— start of PROVIDED MATERIAL —

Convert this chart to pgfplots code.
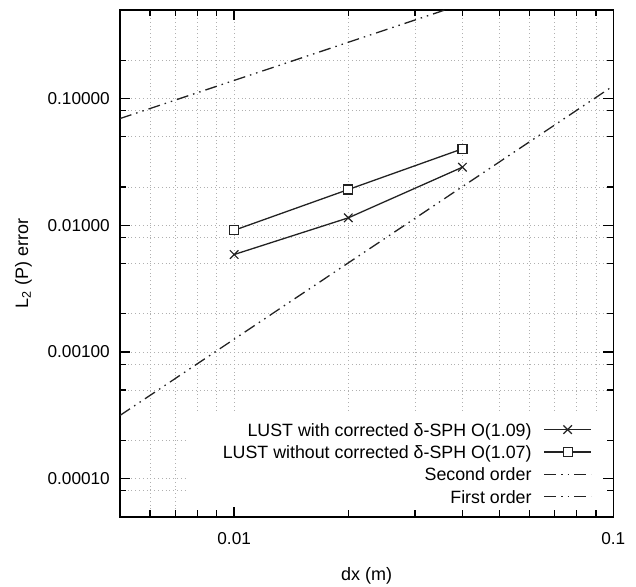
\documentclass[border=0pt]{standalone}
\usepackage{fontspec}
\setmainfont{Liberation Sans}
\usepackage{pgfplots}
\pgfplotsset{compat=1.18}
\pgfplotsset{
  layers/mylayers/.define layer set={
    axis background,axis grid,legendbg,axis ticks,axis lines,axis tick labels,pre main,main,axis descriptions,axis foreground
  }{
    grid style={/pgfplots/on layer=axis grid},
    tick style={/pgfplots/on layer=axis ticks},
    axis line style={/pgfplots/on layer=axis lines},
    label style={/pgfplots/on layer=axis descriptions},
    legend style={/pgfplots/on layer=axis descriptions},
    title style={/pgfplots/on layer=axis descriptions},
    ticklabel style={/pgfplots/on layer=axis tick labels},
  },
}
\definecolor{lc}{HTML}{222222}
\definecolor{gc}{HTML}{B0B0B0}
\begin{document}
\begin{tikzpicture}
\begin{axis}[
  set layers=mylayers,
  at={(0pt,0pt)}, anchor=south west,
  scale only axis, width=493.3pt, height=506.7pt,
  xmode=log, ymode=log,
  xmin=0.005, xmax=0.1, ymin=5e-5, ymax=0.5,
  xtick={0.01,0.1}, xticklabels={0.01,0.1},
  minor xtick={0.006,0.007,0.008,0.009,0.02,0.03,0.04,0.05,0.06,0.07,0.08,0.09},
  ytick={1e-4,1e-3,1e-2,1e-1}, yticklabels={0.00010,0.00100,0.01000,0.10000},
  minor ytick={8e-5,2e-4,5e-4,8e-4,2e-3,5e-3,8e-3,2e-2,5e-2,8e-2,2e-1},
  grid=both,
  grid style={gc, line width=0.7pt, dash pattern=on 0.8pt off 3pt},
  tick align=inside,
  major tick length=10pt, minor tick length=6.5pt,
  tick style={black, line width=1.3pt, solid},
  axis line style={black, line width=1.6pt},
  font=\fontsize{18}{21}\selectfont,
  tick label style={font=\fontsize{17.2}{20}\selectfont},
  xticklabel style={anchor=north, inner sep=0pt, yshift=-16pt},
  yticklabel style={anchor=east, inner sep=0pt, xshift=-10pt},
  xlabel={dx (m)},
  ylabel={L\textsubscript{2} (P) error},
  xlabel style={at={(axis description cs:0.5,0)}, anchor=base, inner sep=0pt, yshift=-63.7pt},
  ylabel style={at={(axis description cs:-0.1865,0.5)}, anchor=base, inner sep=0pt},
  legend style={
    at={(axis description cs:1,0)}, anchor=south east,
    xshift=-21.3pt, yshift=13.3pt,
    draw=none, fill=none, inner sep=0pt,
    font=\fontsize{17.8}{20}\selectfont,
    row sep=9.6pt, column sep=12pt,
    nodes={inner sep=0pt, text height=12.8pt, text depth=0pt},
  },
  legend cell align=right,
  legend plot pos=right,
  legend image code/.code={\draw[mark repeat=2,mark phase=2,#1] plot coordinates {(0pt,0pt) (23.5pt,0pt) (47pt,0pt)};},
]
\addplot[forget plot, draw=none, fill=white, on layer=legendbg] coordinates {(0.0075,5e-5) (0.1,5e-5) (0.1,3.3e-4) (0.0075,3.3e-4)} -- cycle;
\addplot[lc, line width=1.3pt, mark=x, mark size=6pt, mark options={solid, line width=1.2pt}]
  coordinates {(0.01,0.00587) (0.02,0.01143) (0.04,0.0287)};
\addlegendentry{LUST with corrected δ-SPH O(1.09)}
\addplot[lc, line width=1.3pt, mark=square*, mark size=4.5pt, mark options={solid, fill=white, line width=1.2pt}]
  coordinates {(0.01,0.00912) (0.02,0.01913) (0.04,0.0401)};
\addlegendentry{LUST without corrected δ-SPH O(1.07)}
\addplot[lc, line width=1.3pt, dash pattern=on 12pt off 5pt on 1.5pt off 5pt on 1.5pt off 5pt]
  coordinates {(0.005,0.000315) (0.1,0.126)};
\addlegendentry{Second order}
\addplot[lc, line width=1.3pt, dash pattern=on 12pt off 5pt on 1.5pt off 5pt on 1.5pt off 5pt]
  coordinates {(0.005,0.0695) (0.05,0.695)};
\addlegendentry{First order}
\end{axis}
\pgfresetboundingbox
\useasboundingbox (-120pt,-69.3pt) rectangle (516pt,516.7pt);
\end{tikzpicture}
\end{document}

— end of PROVIDED MATERIAL —
— start of PROVIDED MATERIAL —

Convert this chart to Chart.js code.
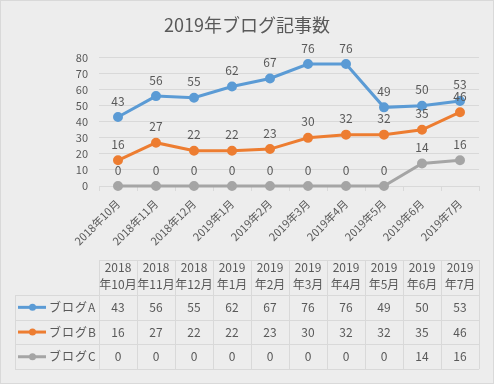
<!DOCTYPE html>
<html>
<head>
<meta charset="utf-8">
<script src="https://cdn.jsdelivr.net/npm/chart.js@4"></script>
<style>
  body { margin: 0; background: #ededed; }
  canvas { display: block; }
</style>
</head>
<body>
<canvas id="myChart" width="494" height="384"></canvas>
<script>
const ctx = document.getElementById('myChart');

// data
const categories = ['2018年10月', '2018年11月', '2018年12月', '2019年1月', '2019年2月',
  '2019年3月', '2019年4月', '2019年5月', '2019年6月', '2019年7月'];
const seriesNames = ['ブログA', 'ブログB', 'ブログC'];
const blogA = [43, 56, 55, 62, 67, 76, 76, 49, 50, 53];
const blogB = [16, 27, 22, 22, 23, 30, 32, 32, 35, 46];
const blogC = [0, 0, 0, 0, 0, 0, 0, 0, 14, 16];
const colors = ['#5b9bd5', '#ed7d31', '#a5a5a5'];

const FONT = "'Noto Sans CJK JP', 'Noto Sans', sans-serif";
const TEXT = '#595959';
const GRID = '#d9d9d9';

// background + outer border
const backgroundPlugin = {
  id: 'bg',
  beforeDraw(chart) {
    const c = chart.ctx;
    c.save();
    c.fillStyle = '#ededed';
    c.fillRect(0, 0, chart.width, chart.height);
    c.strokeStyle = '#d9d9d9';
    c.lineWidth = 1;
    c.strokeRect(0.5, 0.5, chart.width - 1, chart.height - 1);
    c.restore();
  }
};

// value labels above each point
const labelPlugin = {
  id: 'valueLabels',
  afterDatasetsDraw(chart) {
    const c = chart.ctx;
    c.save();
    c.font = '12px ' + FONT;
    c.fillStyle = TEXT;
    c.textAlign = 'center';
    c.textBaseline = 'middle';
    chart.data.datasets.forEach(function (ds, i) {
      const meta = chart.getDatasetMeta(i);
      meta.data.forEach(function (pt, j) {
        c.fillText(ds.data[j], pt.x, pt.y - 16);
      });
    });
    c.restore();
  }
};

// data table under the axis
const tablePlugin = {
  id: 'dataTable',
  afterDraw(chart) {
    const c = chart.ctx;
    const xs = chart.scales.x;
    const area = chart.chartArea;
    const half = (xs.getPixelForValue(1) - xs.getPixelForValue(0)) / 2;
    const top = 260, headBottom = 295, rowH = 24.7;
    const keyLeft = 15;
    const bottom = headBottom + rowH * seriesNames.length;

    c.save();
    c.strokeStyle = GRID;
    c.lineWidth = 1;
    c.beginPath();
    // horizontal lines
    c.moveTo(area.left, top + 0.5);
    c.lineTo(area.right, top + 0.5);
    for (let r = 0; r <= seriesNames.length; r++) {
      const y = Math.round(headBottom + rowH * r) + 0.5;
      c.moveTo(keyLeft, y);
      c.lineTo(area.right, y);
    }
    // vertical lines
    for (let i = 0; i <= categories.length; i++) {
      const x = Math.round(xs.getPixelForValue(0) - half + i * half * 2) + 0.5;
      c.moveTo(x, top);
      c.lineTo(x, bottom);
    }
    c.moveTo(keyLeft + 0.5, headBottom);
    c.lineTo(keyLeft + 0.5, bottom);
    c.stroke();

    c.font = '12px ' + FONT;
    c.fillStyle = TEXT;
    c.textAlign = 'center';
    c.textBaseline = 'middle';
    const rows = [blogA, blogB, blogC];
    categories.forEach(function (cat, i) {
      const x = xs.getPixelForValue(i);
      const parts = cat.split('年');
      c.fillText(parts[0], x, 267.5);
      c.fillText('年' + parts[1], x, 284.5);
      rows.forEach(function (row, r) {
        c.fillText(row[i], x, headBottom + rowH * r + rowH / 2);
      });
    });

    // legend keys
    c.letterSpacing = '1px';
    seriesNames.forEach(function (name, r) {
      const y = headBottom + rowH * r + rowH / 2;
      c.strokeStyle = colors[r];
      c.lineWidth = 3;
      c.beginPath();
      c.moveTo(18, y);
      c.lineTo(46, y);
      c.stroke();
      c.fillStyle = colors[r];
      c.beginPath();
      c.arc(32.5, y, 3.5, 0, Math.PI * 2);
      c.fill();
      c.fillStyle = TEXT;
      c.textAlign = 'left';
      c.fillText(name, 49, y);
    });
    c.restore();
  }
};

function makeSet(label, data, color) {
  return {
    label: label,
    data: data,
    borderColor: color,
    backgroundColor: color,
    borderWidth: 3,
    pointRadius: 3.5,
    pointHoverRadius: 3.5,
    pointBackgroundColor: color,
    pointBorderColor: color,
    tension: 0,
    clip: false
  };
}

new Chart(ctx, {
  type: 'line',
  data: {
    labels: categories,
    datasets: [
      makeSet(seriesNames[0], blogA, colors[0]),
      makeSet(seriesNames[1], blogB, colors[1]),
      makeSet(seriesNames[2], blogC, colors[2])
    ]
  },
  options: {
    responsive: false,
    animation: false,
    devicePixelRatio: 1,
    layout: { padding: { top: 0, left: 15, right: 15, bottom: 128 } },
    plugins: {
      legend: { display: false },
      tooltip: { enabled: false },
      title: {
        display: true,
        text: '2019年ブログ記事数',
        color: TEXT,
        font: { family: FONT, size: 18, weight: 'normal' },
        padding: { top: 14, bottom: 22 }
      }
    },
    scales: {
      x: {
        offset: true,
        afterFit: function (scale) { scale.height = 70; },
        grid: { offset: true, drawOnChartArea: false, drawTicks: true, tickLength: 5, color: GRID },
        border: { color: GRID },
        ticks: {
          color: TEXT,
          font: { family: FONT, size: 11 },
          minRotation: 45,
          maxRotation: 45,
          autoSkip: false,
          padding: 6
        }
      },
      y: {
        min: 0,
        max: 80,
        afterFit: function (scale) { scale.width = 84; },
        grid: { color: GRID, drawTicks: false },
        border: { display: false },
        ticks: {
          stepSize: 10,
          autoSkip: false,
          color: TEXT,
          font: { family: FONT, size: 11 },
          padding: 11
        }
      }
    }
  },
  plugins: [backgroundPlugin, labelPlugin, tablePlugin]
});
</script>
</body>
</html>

— end of PROVIDED MATERIAL —

Go through the records and gather the lines that hold "code".

Convert this chart to pgfplots code.
  legend image code/.code={\draw[mark repeat=2,mark phase=2,#1] plot coordinates {(0pt,0pt) (23.5pt,0pt) (47pt,0pt)};},
Convert this chart to Chart.js code.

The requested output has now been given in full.